Recensioni - Opera

Chi è senza peccato scagli la prima pietra

Misura per misura con la regia di Juri Ferrini in scena al Ponchielli

La realtà non è però fin dall’inizio quella che appare in questa sorta di dark comedy ante litteram che intende svelare come nell’uomo, in ogni uomo, la discrasia fra apparenza e sostanza talvolta sia davvero enorme. Il duca, infatti, non è affatto partito, ma si aggira in città sotto mentite spoglie fingendo di chiamarsi Fra Ludovico; Angelo, nel segreto, si rivela tutto fuorché integerrimo, visto che arriva a proporre a Isabella, novizia e sorella di Claudio, una notte di piacere in cambio dell’assoluzione del fratello; Isabella stessa, che perora la causa di Claudio, è in realtà bloccata da una visione del mondo egoistica e autoreferenziale.

La vicenda che, come spesso succede nel teatro shakespeariano, mescola elementi derivati dalla commedia e dalla tragedia, stile elevato e gergo popolare, diviene sempre più intricata fino a giungere al lieto fine in cui tutti vengono perdonati dal Duca in nome di una magnanimità e di una misericordia che tengono conto delle fragilità che, per gradi diversi, tutti ci accomunano.

Le scene di Carlo de Marino sono essenziali, ma efficaci: uno spazio chiuso da tre pareti scure, decorato da graffiti, che funge da prigione, da bordello, da strada, ben illuminato dalle luci tendenti al viola di Lamberto Pirrone e quasi privo, ad eccezione di brevi passaggi, di arredi particolari.

Vivace la regia di Jurij Ferrini che sa tenere desta l’attenzione dello spettatore attraverso un’ottimo controllo dei movimenti dei protagonisti e di una cura raffinata del dettaglio. Dai tratti prettamente novecenteschi, con evidenti rimandi ad ambienti mafiosi e di strada, i costumi realizzati da Alessio Rosati che contribuiscono a rendere l’idea dell’universalità e dell’atemporalità della problematica trattata.

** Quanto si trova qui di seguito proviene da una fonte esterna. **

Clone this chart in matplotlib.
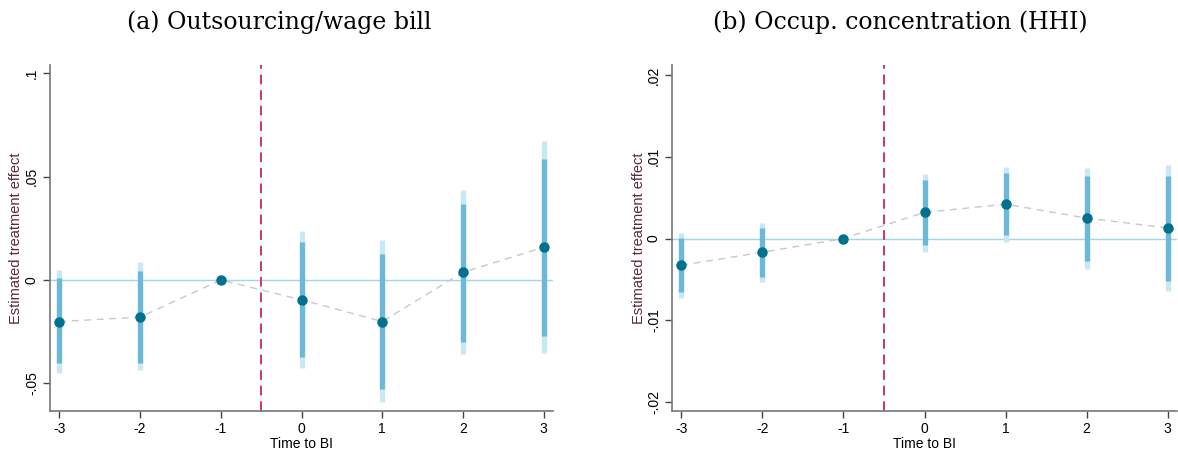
import matplotlib
matplotlib.use("Agg")
import matplotlib.pyplot as plt
import numpy as np

# event time
t = np.array([-3, -2, -1, 0, 1, 2, 3])

# (a) Outsourcing/wage bill
a_est = np.array([-0.0201, -0.0180, 0.0, -0.0096, -0.0201, 0.0037, 0.0158])
a_lo90 = np.array([-0.0403, -0.0400, 0.0, -0.0371, -0.0529, -0.0298, -0.0270])
a_hi90 = np.array([0.0008, 0.0042, 0.0, 0.0183, 0.0128, 0.0369, 0.0587])
a_lo95 = np.array([-0.0449, -0.0436, 0.0, -0.0427, -0.0592, -0.0359, -0.0354])
a_hi95 = np.array([0.0050, 0.0087, 0.0, 0.0236, 0.0191, 0.0434, 0.0670])
a_yticks = [-0.05, 0, 0.05, 0.1]
a_ylabels = ["-.05", "0", ".05", ".1"]

# (b) Occup. concentration (HHI)
b_est = np.array([-0.00326, -0.00167, 0.0, 0.0032, 0.0042, 0.0025, 0.0013])
b_lo90 = np.array([-0.0065, -0.0047, 0.0, -0.0008, 0.0004, -0.0027, -0.0052])
b_hi90 = np.array([0.0001, 0.0013, 0.0, 0.0071, 0.0080, 0.0076, 0.0077])
b_lo95 = np.array([-0.0072, -0.0053, 0.0, -0.0016, -0.0004, -0.0037, -0.0064])
b_hi95 = np.array([0.0007, 0.0019, 0.0, 0.0079, 0.0088, 0.0086, 0.0090])
b_yticks = [-0.02, -0.01, 0, 0.01, 0.02]
b_ylabels = ["-.02", "-.01", "0", ".01", ".02"]

dark = "#00708f"
mid = "#6cb8d8"
light = "#c8e8f4"
zero_c = "#9fd6ea"
vline_c = "#c83a5e"

plt.rcParams["font.family"] = ["Liberation Sans", "DejaVu Sans"]

fig = plt.figure(figsize=(11.78, 4.55), dpi=100)
axA = fig.add_axes([50 / 1178, 44 / 455, 503 / 1178, 346 / 455])
axB = fig.add_axes([672 / 1178, 44 / 455, 505 / 1178, 346 / 455])


def panel(ax, est, lo90, hi90, lo95, hi95, yticks, ylabels, ylim):
    ax.axhline(0, color=zero_c, lw=1.0, zorder=1)
    ax.axvline(-0.5, color=vline_c, lw=1.4, ls=(0, (5, 3)), zorder=1)
    ax.plot(t, est, color="#c8c8c8", lw=1.0, ls=(0, (5, 4)), zorder=2)
    ax.vlines(t, lo95, hi95, color=light, lw=3.8, zorder=3)
    ax.vlines(t, lo90, hi90, color=mid, lw=3.8, zorder=4)
    ax.plot(t, est, "o", color=dark, ms=6.5, zorder=5)
    ax.set_xlim(-3.115, 3.115)
    ax.set_ylim(*ylim)
    ax.set_xticks(t)
    ax.set_xticklabels([str(v) for v in t])
    ax.set_yticks(yticks)
    ax.set_yticklabels(ylabels, rotation=90, va="center")
    for s in ["top", "right"]:
        ax.spines[s].set_visible(False)
    for s in ["left", "bottom"]:
        ax.spines[s].set_color("#777777")
        ax.spines[s].set_linewidth(1.2)
    ax.tick_params(direction="out", length=5, width=1, color="#444444",
                   labelsize=10, pad=3)
    ax.set_xlabel("Time to BI", fontsize=10, labelpad=1)
    ax.set_ylabel("Estimated treatment effect", fontsize=10.5, color="#5a2840",
                  labelpad=1)


panel(axA, a_est, a_lo90, a_hi90, a_lo95, a_hi95, a_yticks, a_ylabels,
      (-0.0634, 0.104))
panel(axB, b_est, b_lo90, b_hi90, b_lo95, b_hi95, b_yticks, b_ylabels,
      (-0.02106, 0.0212))

fig.text(279 / 1178, 1 - 22 / 455, "(a) Outsourcing/wage bill",
         family=["DejaVu Serif"], fontsize=17,
         ha="center", va="center")
fig.text(900 / 1178, 1 - 22 / 455, "(b) Occup. concentration (HHI)",
         family=["DejaVu Serif"], fontsize=17,
         ha="center", va="center")

fig.savefig("out.png", dpi=100)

La giustizia ha un valore in sé, del tutto indipendente da chi la amministra? Va mitigata utilizzando quella che gli antichi chiamavano pietas e che in Paolo di Tarso diverrà caritas? Va messo in primo piano il concetto di humanitas, di quel legame che accomuna tutti noi perché nulla di ciò che è umano ci è estraneo? L’esercizio del potere deve contemplare solo l’uso della fermezza o anche quello del perdono? Tutte questioni che l’uomo dibatte da secoli, senza trovare mai soluzioni definitive, ma che Shakespeare ha ben chiare in testa e per risolvere le quali opta certo per la scelta più morbida.

Bravi tutti i componenti del cast, con una menzione particolare per lo stesso Jurij Ferrini che veste i panni del duca e di Matteo Alì che ben arriva a tratteggiare la figura a tratti viscida di un Vicario che non riesce a destreggiarsi fra pulsioni naturali e senso di colpa, così da attaccarsi sempre di più, quasi fossero un usbergo, all’intransigenza di principi astratti.

 

Vincentio Duca di Vienna, finge di lasciare la città per un viaggio diplomatico e incarica a questo proposito Angelo, da tutti conosciuto come un uomo tutto di un pezzo, di governare fino al suo ritorno, compito questo che il Vicario svolgerà con una intransigenza senza pari, condannando a morte il giovane Claudio colpevole di aver messo incinta la promessa sposa.